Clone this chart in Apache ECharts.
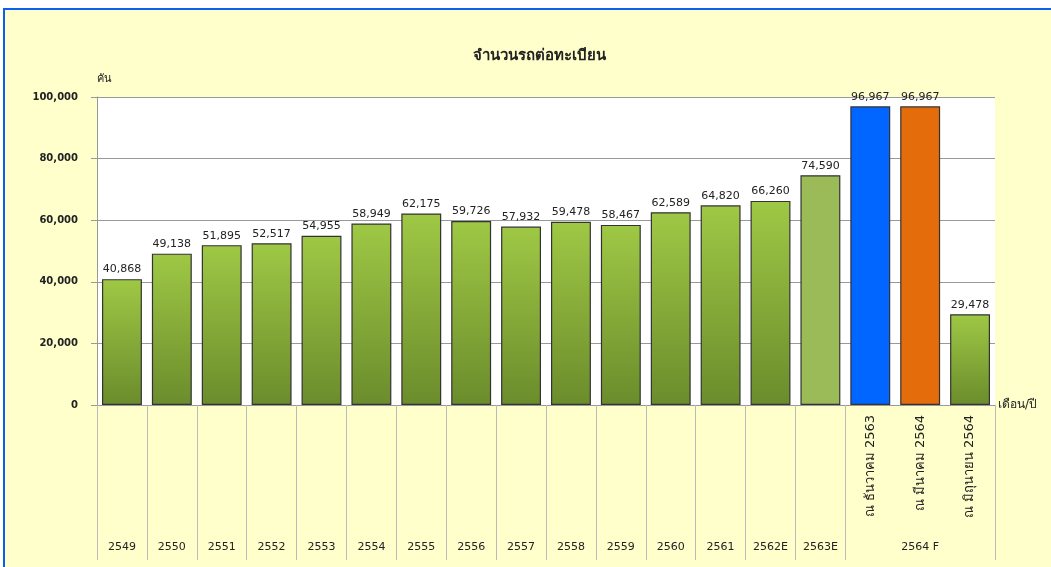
<!DOCTYPE html>
<html>
<head>
<meta charset="utf-8">
<script src="https://cdn.jsdelivr.net/npm/echarts@6/dist/echarts.min.js"></script>
<style>
  html, body { margin: 0; padding: 0; background: #fff; }
  #main { width: 1051px; height: 567px; }
</style>
</head>
<body>
<div id="main"></div>
<script>
// categories and values
var years = ['2549', '2550', '2551', '2552', '2553', '2554', '2555', '2556', '2557',
  '2558', '2559', '2560', '2561', '2562E', '2563E', '', '2564 F', ''];
var subLabels = ['', '', '', '', '', '', '', '', '', '', '', '', '', '', '',
  'ณ ธันวาคม 2563', 'ณ มีนาคม 2564', 'ณ มิถุนายน 2564'];
var cars = [40868, 49138, 51895, 52517, 54955, 58949, 62175, 59726, 57932,
  59478, 58467, 62589, 64820, 66260, 74590, 96967, 96967, 29478];
var yTicks = [0, 20000, 40000, 60000, 80000, 100000];

var myChart = echarts.init(document.getElementById('main'));

var greenGrad = new echarts.graphic.LinearGradient(0, 0, 0, 1, [
  { offset: 0, color: '#9fc845' },
  { offset: 1, color: '#6b8c2c' }
]);

// bar colours: 2563E flat, December blue, March orange, rest gradient
var barData = cars.map(function (v, i) {
  var c = greenGrad;
  if (i === 14) c = '#9bbb59';
  if (i === 15) c = '#0066ff';
  if (i === 16) c = '#e46c0a';
  return { value: v, itemStyle: { color: c } };
});

var font = 'DejaVu Sans, Tahoma, sans-serif';

var option = {
  backgroundColor: '#ffffff',
  animation: false,
  graphic: [{
    type: 'rect', z: -100, silent: true,
    shape: { x: 4, y: 9, width: 1047, height: 558 },
    style: { fill: '#ffffcc' }
  }, {
    type: 'line', z: -99, silent: true,
    shape: { x1: 4, y1: 9, x2: 1051, y2: 9 },
    style: { stroke: '#0a5ff0', lineWidth: 2 }
  }, {
    type: 'line', z: -99, silent: true,
    shape: { x1: 4, y1: 8, x2: 4, y2: 567 },
    style: { stroke: '#0a5ff0', lineWidth: 2 }
  }],
  title: {
    text: 'จำนวนรถต่อทะเบียน',
    left: 468,
    top: 44,
    textStyle: { fontFamily: font, fontSize: 15, fontWeight: 'bold', color: '#222' }
  },
  grid: {
    left: 97, right: 56, top: 97, bottom: 162,
    show: true, backgroundColor: '#ffffff', borderWidth: 0
  },
  xAxis: [{
    type: 'category',
    data: years,
    name: 'เดือน/ปี',
    nameLocation: 'end',
    nameGap: 3,
    nameTextStyle: { fontFamily: font, fontSize: 12, color: '#222', padding: [0, 0, 12, 0] },
    axisLine: { show: true, lineStyle: { color: '#999' } },
    axisTick: {
      show: true, length: 155,
      interval: function (i) { return i <= 15; },
      lineStyle: { color: '#bbb' }
    },
    axisLabel: { interval: 0, margin: 137, fontFamily: font, fontSize: 11, color: '#222' }
  }, {
    type: 'category',
    data: subLabels,
    position: 'bottom',
    axisLine: { show: false },
    axisTick: { show: false },
    axisLabel: { interval: 0, rotate: 90, margin: 10, fontFamily: font, fontSize: 13, color: '#222' }
  }],
  yAxis: {
    type: 'value',
    min: yTicks[0],
    max: yTicks[yTicks.length - 1],
    interval: 20000,
    name: 'คัน',
    nameLocation: 'end',
    nameGap: 12,
    nameTextStyle: { fontFamily: font, fontSize: 11, color: '#222', align: 'left', padding: [0, 0, 0, 0] },
    axisLine: { show: true, lineStyle: { color: '#999' } },
    axisTick: { show: true, length: 6, lineStyle: { color: '#999' } },
    axisLabel: {
      margin: 19, fontFamily: font, fontSize: 10, fontWeight: 'bold', color: '#222',
      formatter: function (v) { return v.toLocaleString('en-US'); }
    },
    splitLine: { lineStyle: { color: '#999' } }
  },
  series: [{
    type: 'bar',
    data: barData,
    barCategoryGap: '20%',
    itemStyle: { borderColor: '#333', borderWidth: 1.2 },
    label: {
      show: true, position: 'top', distance: 4,
      fontFamily: font, fontSize: 11, color: '#222',
      formatter: function (p) { return p.value.toLocaleString('en-US'); }
    }
  }]
};

myChart.setOption(option);
</script>
</body>
</html>
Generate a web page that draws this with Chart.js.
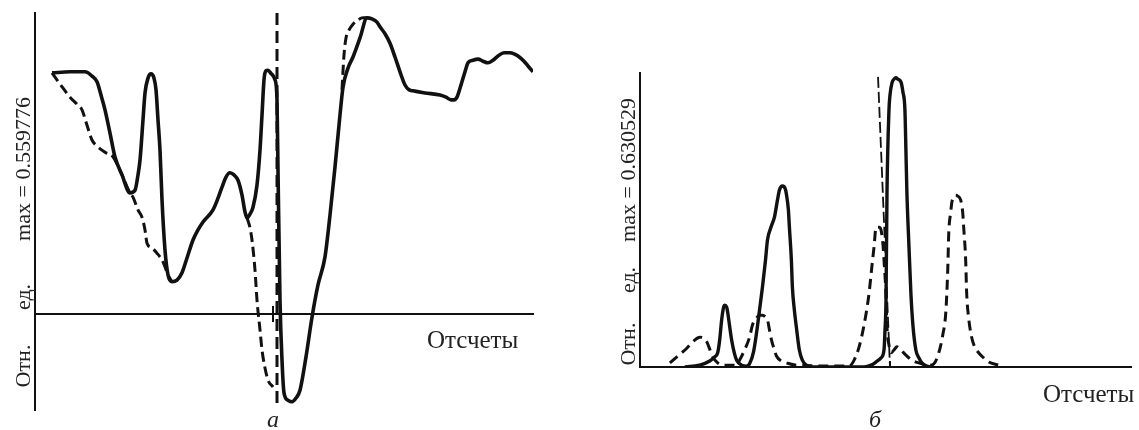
<!DOCTYPE html>
<html>
<head>
<meta charset="utf-8">
<script src="https://cdn.jsdelivr.net/npm/chart.js@4.4.1/dist/chart.umd.min.js"></script>
<style>
  html, body { margin: 0; padding: 0; background: #fff; }
  #wrap { position: relative; width: 1139px; height: 430px; overflow: hidden; background: #fff; }
  canvas { position: absolute; top: 0; }
  #ca { left: 0; }
  #cb { left: 580px; }
  .t { position: absolute; font-family: "Liberation Serif", "DejaVu Serif", serif; color: #222; white-space: nowrap; line-height: 1; }
  .rot { transform: translate(-50%, -50%) rotate(-90deg); font-size: 22px; }
  .xl { font-size: 25px; }
  .pl { font-size: 24px; font-style: italic; transform: translate(-50%, -50%); }
</style>
</head>
<body>
<div id="wrap">
  <canvas id="ca" width="570" height="430"></canvas>
  <canvas id="cb" width="559" height="430"></canvas>
  <div class="t rot" style="left:23px; top:169px;">max = 0.559776</div>
  <div class="t rot" style="left:23px; top:297px;">ед.</div>
  <div class="t rot" style="left:23px; top:366px;">Отн.</div>
  <div class="t xl" style="left:427px; top:327px;">Отсчеты</div>
  <div class="t pl" style="left:273px; top:419px;">а</div>

  <div class="t rot" style="left:628px; top:170px;">max = 0.630529</div>
  <div class="t rot" style="left:628px; top:280px;">ед.</div>
  <div class="t rot" style="left:628px; top:344px;">Отн.</div>
  <div class="t xl" style="left:1043px; top:381px;">Отсчеты</div>
  <div class="t pl" style="left:875px; top:419px;">б</div>
</div>
<script>
// ---------- Panel а (samples, relative units) ----------
const solidA = [
  [17,0.456],[35,0.458],[50,0.458],[57,0.450],[62,0.439],[66,0.414],[70,0.386],[75,0.342],[80,0.297],
  [87,0.263],[95,0.229],[100,0.234],[103,0.263],[105,0.291],[108,0.367],[110,0.418],[113,0.446],[116,0.454],
  [119,0.446],[121,0.424],[123,0.367],[125,0.310],[127,0.216],[130,0.121],[133,0.074],[137,0.061],[142,0.064],
  [147,0.078],[152,0.106],[158,0.140],[163,0.159],[168,0.174],[178,0.197],[183,0.219],[187,0.240],[191,0.259],
  [195,0.267],[199,0.263],[203,0.253],[207,0.225],[210,0.193],[212,0.182],[215,0.189],[218,0.202],[222,0.244],
  [225,0.310],[227,0.376],[229,0.443],[231,0.460],[233,0.461],[236,0.455],[240,0.443],[242,0.405],[243,0.272],
  [245,0.026],[247,-0.087],[249,-0.149],[253,-0.163],[257,-0.166],[261,-0.159],[265,-0.144],[271,-0.081],
  [277,-0.006],[283,0.055],[290,0.108],[295,0.187],[300,0.278],[304,0.357],[308,0.429],[313,0.465],[318,0.486],
  [325,0.522],[332,0.560],[337,0.558],[342,0.552],[345,0.543],[350,0.530],[355,0.512],[360,0.486],[365,0.458],
  [370,0.433],[374,0.424],[378,0.422],[390,0.418],[405,0.414],[411,0.410],[416,0.405],[419,0.405],[422,0.410],
  [426,0.433],[430,0.458],[433,0.475],[438,0.480],[443,0.482],[448,0.478],[453,0.475],[458,0.480],[463,0.488],
  [469,0.494],[475,0.494],[479,0.492],[483,0.488],[489,0.478],[493,0.469],[498,0.458]
];
const dashedA = [
  [17,0.456],[25,0.435],[35,0.410],[42,0.397],[47,0.386],[52,0.357],[57,0.329],[63,0.316],[70,0.306],[78,0.297],
  [87,0.263],[95,0.229],[98,0.221],[103,0.197],[107,0.183],[110,0.159],[112,0.134],[117,0.125],[122,0.115],
  [127,0.102],[130,0.089],[133,0.074],[137,0.061],
  null,
  [212,0.182],[215,0.163],[217,0.140],[220,0.083],[222,0.026],[225,-0.030],[227,-0.068],[230,-0.102],
  [233,-0.125],[238,-0.138],
  null,
  [307,0.424],[309,0.490],[311,0.522],[314,0.537],[318,0.548],[323,0.556],[328,0.560],[332,0.560]
];
const markerA = [[242,0.569],[242,-0.176]];   // vertical reference line
const tickA = [[238,0]];                      // "I" mark on zero line
const rangeA = { xMin: 0, xMax: 498, yMin: -0.1815, yMax: 0.5692 };

// ---------- Panel б ----------
const solidB = [
  [45,0],[53,0.002],[60,0.004],[70,0.013],[75,0.022],[78,0.031],[80,0.059],[82,0.103],[84,0.131],[85,0.135],
  [87,0.131],[88,0.120],[90,0.089],[92,0.059],[95,0.028],[97,0.015],[102,0.004],[107,0.002],[110,0.007],
  [114,0.033],[117,0.074],[120,0.124],[123,0.175],[126,0.233],[128,0.277],[132,0.308],[135,0.327],[138,0.364],
  [140,0.386],[143,0.395],[146,0.388],[147,0.377],[149,0.343],[150,0.305],[152,0.233],[153,0.175],[155,0.124],
  [157,0.087],[160,0.037],[163,0.015],[167,0.004],[172,0],[225,0],[232,0.004],[237,0.011],[242,0.020],
  [245,0.037],[246,0.081],[247,0.146],[248,0.380],[250,0.561],[251,0.593],[253,0.620],[255,0.628],[257,0.631],
  [259,0.628],[262,0.622],[264,0.600],[266,0.561],[267,0.473],[268,0.380],[270,0.266],[272,0.161],[274,0.092],
  [277,0.037],[280,0.020],[283,0.009],[288,0.002],[295,0]
];
const dashedB = [
  [30,0.009],[38,0.024],[47,0.041],[54,0.057],[60,0.065],[64,0.063],[67,0.055],[70,0.039],[73,0.022],[78,0.009],
  [83,0.004],[97,0.004],[100,0.015],[105,0.037],[110,0.065],[113,0.092],[117,0.107],[120,0.113],[123,0.113],
  [126,0.109],[128,0.103],[130,0.081],[132,0.059],[135,0.037],[137,0.024],[142,0.013],[147,0.009],[157,0.004],
  [210,0.002],[215,0.015],[220,0.044],[225,0.092],[230,0.161],[233,0.223],[235,0.262],[237,0.305],[238,0.305],
  [240,0.305],[242,0.299],[244,0.266],[245,0.233],[247,0.157],[248,0.087],[250,0.048],[252,0.031],[255,0.037],
  [258,0.044],[262,0.037],[267,0.026],[273,0.015],[280,0.009],[290,0.004],[295,0.007],[300,0.031],[304,0.070],
  [307,0.118],[309,0.212],[310,0.292],[312,0.338],[313,0.358],[315,0.371],[317,0.375],[319,0.373],[322,0.364],
  [324,0.338],[325,0.305],[327,0.233],[328,0.161],[330,0.107],[333,0.065],[336,0.044],[340,0.031],[345,0.020],
  [350,0.011],[360,0.004]
];
const markerB = [[239,0.633],[251,0]];        // slanted reference line
const tickB = [[251,0]];                      // "+" mark on baseline
const rangeB = { xMin: 0, xMax: 493, yMin: 0, yMax: 0.6415 };

// ---------- helpers ----------
const toXY = arr => arr.map(p => p === null ? {x: null, y: null} : {x: p[0], y: p[1]});
const INK = '#111';

function curve(data, dash, width) {
  return {
    data: toXY(data), borderColor: INK, borderWidth: width, borderDash: dash,
    pointRadius: 0, fill: false, spanGaps: false, cubicInterpolationMode: 'monotone',
    borderCapStyle: 'butt', borderJoinStyle: 'round'
  };
}

function makeChart(id, sets, range, xPos, pad) {
  return new Chart(document.getElementById(id), {
    type: 'line',
    data: { datasets: sets },
    options: {
      responsive: false, animation: false, devicePixelRatio: 1,
      layout: { padding: pad },
      plugins: { legend: { display: false }, tooltip: { enabled: false } },
      scales: {
        x: {
          type: 'linear', min: range.xMin, max: range.xMax, position: xPos,
          ticks: { display: false }, grid: { display: false, drawTicks: false },
          border: { display: true, color: INK, width: 2 }
        },
        y: {
          type: 'linear', min: range.yMin, max: range.yMax,
          ticks: { display: false }, grid: { display: false, drawTicks: false },
          border: { display: true, color: INK, width: 2 }
        }
      }
    }
  });
}

makeChart('ca', [
  curve(solidA, [], 3.6),
  curve(dashedA, [10, 5], 3),
  Object.assign(curve(markerA, [12, 6], 3), { cubicInterpolationMode: 'default', tension: 0 }),
  { data: toXY(tickA), showLine: false, pointStyle: 'line', rotation: 90, pointRadius: 8,
    pointBorderColor: INK, pointBorderWidth: 2 }
], rangeA, { y: 0 }, { left: 35, right: 37, top: 13, bottom: 20 });

makeChart('cb', [
  curve(solidB, [], 3.4),
  curve(dashedB, [10, 6], 3),
  Object.assign(curve(markerB, [11, 4], 1.8), { cubicInterpolationMode: 'default', tension: 0 }),
  { data: toXY(tickB), showLine: false, pointStyle: 'cross', pointRadius: 6,
    pointBorderColor: INK, pointBorderWidth: 2 }
], rangeB, 'bottom', { left: 60, right: 6, top: 73, bottom: 63 });
</script>
</body>
</html>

### Given exercise
Begin with the first line of the entries above and write out each line exactly, ending with the line containing "var font = 'DejaVu Sans, Tahoma, sans-serif';". Leave out pictures.

### Exercise answer
Clone this chart in Apache ECharts.
<!DOCTYPE html>
<html>
<head>
<meta charset="utf-8">
<script src="https://cdn.jsdelivr.net/npm/echarts@6/dist/echarts.min.js"></script>
<style>
  html, body { margin: 0; padding: 0; background: #fff; }
  #main { width: 1051px; height: 567px; }
</style>
</head>
<body>
<div id="main"></div>
<script>
// categories and values
var years = ['2549', '2550', '2551', '2552', '2553', '2554', '2555', '2556', '2557',
  '2558', '2559', '2560', '2561', '2562E', '2563E', '', '2564 F', ''];
var subLabels = ['', '', '', '', '', '', '', '', '', '', '', '', '', '', '',
  'ณ ธันวาคม 2563', 'ณ มีนาคม 2564', 'ณ มิถุนายน 2564'];
var cars = [40868, 49138, 51895, 52517, 54955, 58949, 62175, 59726, 57932,
  59478, 58467, 62589, 64820, 66260, 74590, 96967, 96967, 29478];
var yTicks = [0, 20000, 40000, 60000, 80000, 100000];

var myChart = echarts.init(document.getElementById('main'));

var greenGrad = new echarts.graphic.LinearGradient(0, 0, 0, 1, [
  { offset: 0, color: '#9fc845' },
  { offset: 1, color: '#6b8c2c' }
]);

// bar colours: 2563E flat, December blue, March orange, rest gradient
var barData = cars.map(function (v, i) {
  var c = greenGrad;
  if (i === 14) c = '#9bbb59';
  if (i === 15) c = '#0066ff';
  if (i === 16) c = '#e46c0a';
  return { value: v, itemStyle: { color: c } };
});

var font = 'DejaVu Sans, Tahoma, sans-serif';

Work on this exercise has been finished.